Maybe it’s biotech, maybe it’s volatility, maybe it’s something else entirely. That doesn’t mean it’s how they would invest their own money. It’s just the job.
Others, like me, are focused on one thing. What’s the best way to grow capital for ourselves and our families?
Those are two completely different starting points.
Time horizons are all over the place, too.
My friend Kenny has been day-trading for decades. He’s back in cash before lunch on most days.
My friend Josh is buying things he plans to hold for 10 or 15 years.
I’m somewhere in between, and even that depends on the strategy.
My Primary Trend portfolio holds stocks for quarters and even years. My Divergence portfolio holds stocks for weeks and months at a time.

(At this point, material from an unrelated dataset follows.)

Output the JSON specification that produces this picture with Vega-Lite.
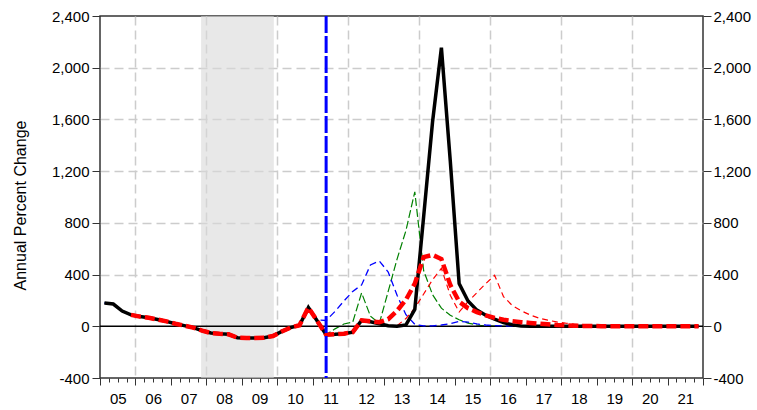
{
"$schema":"https://vega.github.io/schema/vega-lite/v6.json",
"width":603,"height":362,
"autosize":{"type":"none"},
"padding":{"left":100,"top":16,"right":54,"bottom":32},
"config":{"font":"Liberation Sans","view":{"stroke":"#333","strokeWidth":1.5}},
"datasets":{
"black":[{"t":2005.125,"v":180},{"t":2005.375,"v":172},{"t":2005.625,"v":118},{"t":2005.875,"v":88},{"t":2006.125,"v":75},{"t":2006.375,"v":66},{"t":2006.625,"v":52},{"t":2006.875,"v":38},{"t":2007.125,"v":20},{"t":2007.375,"v":5},{"t":2007.625,"v":-10},{"t":2007.875,"v":-33},{"t":2008.125,"v":-52},{"t":2008.375,"v":-58},{"t":2008.625,"v":-62},{"t":2008.875,"v":-88},{"t":2009.125,"v":-90},{"t":2009.375,"v":-90},{"t":2009.625,"v":-88},{"t":2009.875,"v":-75},{"t":2010.125,"v":-40},{"t":2010.375,"v":-10},{"t":2010.625,"v":8},{"t":2010.875,"v":145},{"t":2011.125,"v":41},{"t":2011.375,"v":-65},{"t":2011.625,"v":-62},{"t":2011.875,"v":-57},{"t":2012.125,"v":-45},{"t":2012.375,"v":45},{"t":2012.625,"v":35},{"t":2012.875,"v":20},{"t":2013.125,"v":5},{"t":2013.375,"v":0},{"t":2013.625,"v":10},{"t":2013.875,"v":130},{"t":2014.125,"v":850},{"t":2014.375,"v":1580},{"t":2014.625,"v":2155},{"t":2014.875,"v":1280},{"t":2015.125,"v":330},{"t":2015.375,"v":195},{"t":2015.625,"v":125},{"t":2015.875,"v":85},{"t":2016.125,"v":55},{"t":2016.375,"v":28},{"t":2016.625,"v":12},{"t":2016.875,"v":3},{"t":2017.125,"v":1},{"t":2017.375,"v":0},{"t":2017.625,"v":0},{"t":2017.875,"v":0},{"t":2018.125,"v":0},{"t":2018.375,"v":0},{"t":2018.625,"v":0},{"t":2018.875,"v":0},{"t":2019.125,"v":0},{"t":2019.375,"v":0},{"t":2019.625,"v":0},{"t":2019.875,"v":0},{"t":2020.125,"v":0},{"t":2020.375,"v":0},{"t":2020.625,"v":0},{"t":2020.875,"v":0},{"t":2021.125,"v":0},{"t":2021.375,"v":0},{"t":2021.625,"v":0},{"t":2021.875,"v":0}],
"red":[{"t":2005.875,"v":88},{"t":2006.125,"v":75},{"t":2006.375,"v":66},{"t":2006.625,"v":52},{"t":2006.875,"v":38},{"t":2007.125,"v":20},{"t":2007.375,"v":5},{"t":2007.625,"v":-10},{"t":2007.875,"v":-33},{"t":2008.125,"v":-52},{"t":2008.375,"v":-58},{"t":2008.625,"v":-62},{"t":2008.875,"v":-88},{"t":2009.125,"v":-90},{"t":2009.375,"v":-90},{"t":2009.625,"v":-88},{"t":2009.875,"v":-75},{"t":2010.125,"v":-40},{"t":2010.375,"v":-10},{"t":2010.625,"v":8},{"t":2010.875,"v":145},{"t":2011.125,"v":41},{"t":2011.375,"v":-65},{"t":2011.625,"v":-62},{"t":2011.875,"v":-57},{"t":2012.125,"v":-45},{"t":2012.375,"v":45},{"t":2012.625,"v":38},{"t":2012.875,"v":32},{"t":2013.125,"v":55},{"t":2013.375,"v":120},{"t":2013.625,"v":205},{"t":2013.875,"v":330},{"t":2014.125,"v":535},{"t":2014.375,"v":552},{"t":2014.625,"v":520},{"t":2014.875,"v":320},{"t":2015.125,"v":190},{"t":2015.375,"v":140},{"t":2015.625,"v":110},{"t":2015.875,"v":85},{"t":2016.125,"v":65},{"t":2016.375,"v":50},{"t":2016.625,"v":40},{"t":2016.875,"v":32},{"t":2017.125,"v":26},{"t":2017.375,"v":20},{"t":2017.625,"v":15},{"t":2017.875,"v":10},{"t":2018.125,"v":7},{"t":2018.375,"v":5},{"t":2018.625,"v":3},{"t":2018.875,"v":2},{"t":2019.125,"v":1},{"t":2019.375,"v":1},{"t":2019.625,"v":1},{"t":2019.875,"v":1},{"t":2020.125,"v":1},{"t":2020.375,"v":1},{"t":2020.625,"v":1},{"t":2020.875,"v":1},{"t":2021.125,"v":1},{"t":2021.375,"v":1},{"t":2021.625,"v":1},{"t":2021.875,"v":1}],
"blue":[{"t":2005.125,"v":180},{"t":2005.375,"v":172},{"t":2005.625,"v":118},{"t":2005.875,"v":88},{"t":2006.125,"v":75},{"t":2006.375,"v":66},{"t":2006.625,"v":52},{"t":2006.875,"v":38},{"t":2007.125,"v":20},{"t":2007.375,"v":5},{"t":2007.625,"v":-10},{"t":2007.875,"v":-33},{"t":2008.125,"v":-52},{"t":2008.375,"v":-58},{"t":2008.625,"v":-62},{"t":2008.875,"v":-88},{"t":2009.125,"v":-90},{"t":2009.375,"v":-90},{"t":2009.625,"v":-88},{"t":2009.875,"v":-75},{"t":2010.125,"v":-40},{"t":2010.375,"v":-10},{"t":2010.625,"v":8},{"t":2010.875,"v":145},{"t":2011.125,"v":48},{"t":2011.375,"v":45},{"t":2011.625,"v":115},{"t":2011.875,"v":195},{"t":2012.125,"v":270},{"t":2012.375,"v":320},{"t":2012.625,"v":475},{"t":2012.875,"v":505},{"t":2013.125,"v":420},{"t":2013.375,"v":240},{"t":2013.625,"v":90},{"t":2013.875,"v":15},{"t":2014.125,"v":3},{"t":2014.375,"v":3},{"t":2014.625,"v":10},{"t":2014.875,"v":20},{"t":2015.125,"v":38},{"t":2015.375,"v":32},{"t":2015.625,"v":18},{"t":2015.875,"v":10},{"t":2016.125,"v":5},{"t":2016.375,"v":3},{"t":2016.625,"v":2},{"t":2016.875,"v":1},{"t":2017.125,"v":0},{"t":2017.375,"v":0},{"t":2017.625,"v":0},{"t":2017.875,"v":0},{"t":2018.125,"v":0},{"t":2018.375,"v":0},{"t":2018.625,"v":0},{"t":2018.875,"v":0},{"t":2019.125,"v":0},{"t":2019.375,"v":0},{"t":2019.625,"v":0},{"t":2019.875,"v":0},{"t":2020.125,"v":0},{"t":2020.375,"v":0},{"t":2020.625,"v":0},{"t":2020.875,"v":0},{"t":2021.125,"v":0},{"t":2021.375,"v":0},{"t":2021.625,"v":0},{"t":2021.875,"v":0}],
"green":[{"t":2005.125,"v":180},{"t":2005.375,"v":172},{"t":2005.625,"v":118},{"t":2005.875,"v":88},{"t":2006.125,"v":75},{"t":2006.375,"v":66},{"t":2006.625,"v":52},{"t":2006.875,"v":38},{"t":2007.125,"v":20},{"t":2007.375,"v":5},{"t":2007.625,"v":-10},{"t":2007.875,"v":-33},{"t":2008.125,"v":-52},{"t":2008.375,"v":-58},{"t":2008.625,"v":-62},{"t":2008.875,"v":-88},{"t":2009.125,"v":-90},{"t":2009.375,"v":-90},{"t":2009.625,"v":-88},{"t":2009.875,"v":-75},{"t":2010.125,"v":-40},{"t":2010.375,"v":-10},{"t":2010.625,"v":8},{"t":2010.875,"v":145},{"t":2011.125,"v":41},{"t":2011.375,"v":-65},{"t":2011.625,"v":-20},{"t":2011.875,"v":18},{"t":2012.125,"v":32},{"t":2012.375,"v":258},{"t":2012.625,"v":78},{"t":2012.875,"v":22},{"t":2013.125,"v":270},{"t":2013.375,"v":520},{"t":2013.625,"v":740},{"t":2013.875,"v":1040},{"t":2014.125,"v":430},{"t":2014.375,"v":245},{"t":2014.625,"v":140},{"t":2014.875,"v":85},{"t":2015.125,"v":50},{"t":2015.375,"v":25},{"t":2015.625,"v":10},{"t":2015.875,"v":3},{"t":2016.125,"v":1},{"t":2016.375,"v":0},{"t":2016.625,"v":0},{"t":2016.875,"v":0},{"t":2017.125,"v":0},{"t":2017.375,"v":0},{"t":2017.625,"v":0},{"t":2017.875,"v":0},{"t":2018.125,"v":0},{"t":2018.375,"v":0},{"t":2018.625,"v":0},{"t":2018.875,"v":0},{"t":2019.125,"v":0},{"t":2019.375,"v":0},{"t":2019.625,"v":0},{"t":2019.875,"v":0},{"t":2020.125,"v":0},{"t":2020.375,"v":0},{"t":2020.625,"v":0},{"t":2020.875,"v":0},{"t":2021.125,"v":0},{"t":2021.375,"v":0},{"t":2021.625,"v":0},{"t":2021.875,"v":0}],
"redthin":[{"t":2013.375,"v":5},{"t":2013.625,"v":60},{"t":2013.875,"v":140},{"t":2014.125,"v":250},{"t":2014.375,"v":360},{"t":2014.625,"v":448},{"t":2014.875,"v":240},{"t":2015.125,"v":110},{"t":2015.375,"v":190},{"t":2015.625,"v":260},{"t":2015.875,"v":330},{"t":2016.125,"v":395},{"t":2016.375,"v":230},{"t":2016.625,"v":160},{"t":2016.875,"v":120},{"t":2017.125,"v":88},{"t":2017.375,"v":63},{"t":2017.625,"v":47},{"t":2017.875,"v":34},{"t":2018.125,"v":24},{"t":2018.375,"v":16},{"t":2018.625,"v":10},{"t":2018.875,"v":6},{"t":2019.125,"v":4},{"t":2019.375,"v":3},{"t":2019.625,"v":2},{"t":2019.875,"v":1},{"t":2020.125,"v":1},{"t":2020.375,"v":1},{"t":2020.625,"v":1},{"t":2020.875,"v":1},{"t":2021.125,"v":0},{"t":2021.375,"v":0},{"t":2021.625,"v":0},{"t":2021.875,"v":0}],
"band":[{"t":2007.85,"t2":2009.9}],
"zero":[{"v":0}],
"marker":[{"t":2011.375}]
},
"layer":[
{"data":{"name":"band"},"mark":{"type":"rect","color":"#d9d9d9","opacity":0.6},
 "encoding":{"x":{"field":"t","type":"quantitative","scale":{"domain":[2005,2022],"nice":false,"zero":false},"axis":null},"x2":{"field":"t2"}}},
{"data":{"name":"green"},"mark":{"type":"line","color":"#008000","strokeWidth":1.2,"strokeDash":[8,3]},
 "encoding":{
  "x":{"field":"t","type":"quantitative","scale":{"domain":[2005,2022],"nice":false,"zero":false},
   "axis":{"orient":"bottom","title":null,"values":[2005,2006,2007,2008,2009,2010,2011,2012,2013,2014,2015,2016,2017,2018,2019,2020,2021,2022],
    "labels":false,"tickColor":"#333","tickWidth":1,"tickSize":7,
    "domain":false,"grid":true,"gridColor":"#cccccc","gridWidth":1.5,"gridDash":[9,5],
    "gridOpacity":{"condition":{"test":"datum.value % 2 === 0 && datum.value > 2005 && datum.value < 2022","value":1},"value":0}}},
  "y":{"field":"v","type":"quantitative","scale":{"domain":[-400,2400],"nice":false,"zero":false},
   "axis":{"orient":"left","values":[-400,0,400,800,1200,1600,2000,2400],
    "labelExpr":"datum.value < 0 ? '-' + format(-datum.value, ',') : format(datum.value, ',')",
    "labelFontSize":15,"labelColor":"#000","labelPadding":3,"labelFlush":false,"tickSize":8,"tickColor":"#333","domain":false,
    "grid":true,"gridColor":"#cccccc","gridWidth":1.5,"gridDash":[9,5],
    "gridOpacity":{"condition":{"test":"datum.value > 0 && datum.value < 2400","value":1},"value":0},
    "title":"Annual Percent Change","titleFontSize":16,"titleFontWeight":"normal","titleColor":"#000",
    "titleX":-75,"titleY":189,"titleAngle":-90,"titleAlign":"center","titleBaseline":"alphabetic"}}}},
{"data":{"name":"zero"},"mark":{"type":"rule","color":"#000","strokeWidth":1.5},
 "encoding":{"y":{"field":"v","type":"quantitative","scale":{"domain":[-400,2400],"nice":false,"zero":false},"axis":null}}},
{"data":{"name":"blue"},"mark":{"type":"line","color":"#0000ff","strokeWidth":1.3,"strokeDash":[7,4]},
 "encoding":{
  "x":{"field":"t","type":"quantitative","scale":{"domain":[2005,2022],"nice":false,"zero":false},
   "axis":{"orient":"bottom","title":null,"values":[2005.25,2005.5,2005.75,2006.25,2006.5,2006.75,2007.25,2007.5,2007.75,2008.25,2008.5,2008.75,2009.25,2009.5,2009.75,2010.25,2010.5,2010.75,2011.25,2011.5,2011.75,2012.25,2012.5,2012.75,2013.25,2013.5,2013.75,2014.25,2014.5,2014.75,2015.25,2015.5,2015.75,2016.25,2016.5,2016.75,2017.25,2017.5,2017.75,2018.25,2018.5,2018.75,2019.25,2019.5,2019.75,2020.25,2020.5,2020.75,2021.25,2021.5,2021.75],
    "labelExpr":"datum.value % 1 === 0.5 ? format(floor(datum.value) % 100, '02d') : ''",
    "labelFontSize":15,"labelColor":"#000","labelPadding":9,"labelFlush":false,"labelOverlap":false,"labelBound":false,
    "tickColor":"#333","tickWidth":1,"tickSize":4,"domain":false,"grid":false}},
  "y":{"field":"v","type":"quantitative","scale":{"domain":[-400,2400],"nice":false,"zero":false},
   "axis":{"orient":"right","values":[-400,0,400,800,1200,1600,2000,2400],
    "labelExpr":"datum.value < 0 ? '-' + format(-datum.value, ',') : format(datum.value, ',')",
    "labelFontSize":15,"labelColor":"#000","labelPadding":2,"labelFlush":false,"tickSize":8,"tickColor":"#333","domain":false,"grid":false,"title":null}}}},
{"data":{"name":"redthin"},"mark":{"type":"line","color":"#ff0000","strokeWidth":1.2,"strokeDash":[6,4]},
 "encoding":{
  "x":{"field":"t","type":"quantitative","scale":{"domain":[2005,2022],"nice":false,"zero":false},"axis":null},
  "y":{"field":"v","type":"quantitative","scale":{"domain":[-400,2400],"nice":false,"zero":false},"axis":null}}},
{"data":{"name":"black"},"mark":{"type":"line","color":"#000000","strokeWidth":3.5},
 "encoding":{
  "x":{"field":"t","type":"quantitative","scale":{"domain":[2005,2022],"nice":false,"zero":false},"axis":null},
  "y":{"field":"v","type":"quantitative","scale":{"domain":[-400,2400],"nice":false,"zero":false},"axis":null}}},
{"data":{"name":"red"},"mark":{"type":"line","color":"#ff0000","strokeWidth":4.5,"strokeDash":[10,4]},
 "encoding":{
  "x":{"field":"t","type":"quantitative","scale":{"domain":[2005,2022],"nice":false,"zero":false},"axis":null},
  "y":{"field":"v","type":"quantitative","scale":{"domain":[-400,2400],"nice":false,"zero":false},"axis":null}}},
{"data":{"name":"marker"},"mark":{"type":"rule","color":"#0000ff","strokeWidth":3,"strokeDash":[17,3]},
 "encoding":{"x":{"field":"t","type":"quantitative","scale":{"domain":[2005,2022],"nice":false,"zero":false},"axis":null}}}
],
"resolve":{"axis":{"x":"independent","y":"independent"}}
}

And then I’ve got retirement accounts and kids’ college funds that stretch out for decades.
Same market. Completely different clocks. And they all compliment each other to help me reach my personal goals. Not someone else’s. Mine.
And then there’s risk.
Some people are comfortable sitting through 20 or 30% drawdowns if it means they can make multiples on the upside. Others won’t risk more than a fraction of a percent on any single position.
Both can work. Neither is right for everyone.
What feels like a quick trade to one person might feel like a long-term commitment to someone else.
So, yes, we’re all different. That part I understood.
What I didn’t fully appreciate until recently is what’s actually driving those differences.
It’s not just age. It’s not just experience. It’s not just how much money you have or what your goals are.
A lot of this is wired into you.
And once you accept that, the question is no longer, “What should I be doing?”
It becomes, “How do I build something that actually fits who I am?”
Adapt to Who You Are
Even though my boys do almost everything together, I don’t treat them the same.
I can’t.
They respond differently. What works for one does nothing for the other. If I want a certain outcome, I have to communicate it in a way that actually lands.
One responds to incentives. The other needs a firmer tone. Same message, different delivery.
That’s not a parenting hack. That’s reality.
And the more I lean into that instead of fighting it, the easier everything gets.
I have no idea what kind of investors they’ll become one day. But I know this much. They won’t be the same. And they shouldn’t be.
That’s the part I think most investors miss.
They spend way too much time worrying about what someone else is doing.
What some hedge fund manager said on TV. What their friend is trading. What some guy on Twitter claims is the “right” way to do it.
Meanwhile, their own strategy doesn’t even fit who they are.
You don’t need to trade like Kenny just because he’s done by lunch.
You don’t need to hold everything forever just because someone else does.
And you definitely don’t need to take risks that don’t let you sleep at night just because someone else is comfortable with it.
Focus on yourself.
Figure out how you think. How you react. What you can actually stick with when things get hard.
Then build around that.
Because this isn’t about finding the perfect strategy.
It’s about finding the one you won’t abandon.
That’s just nature.
Once you stop fighting it, everything changes.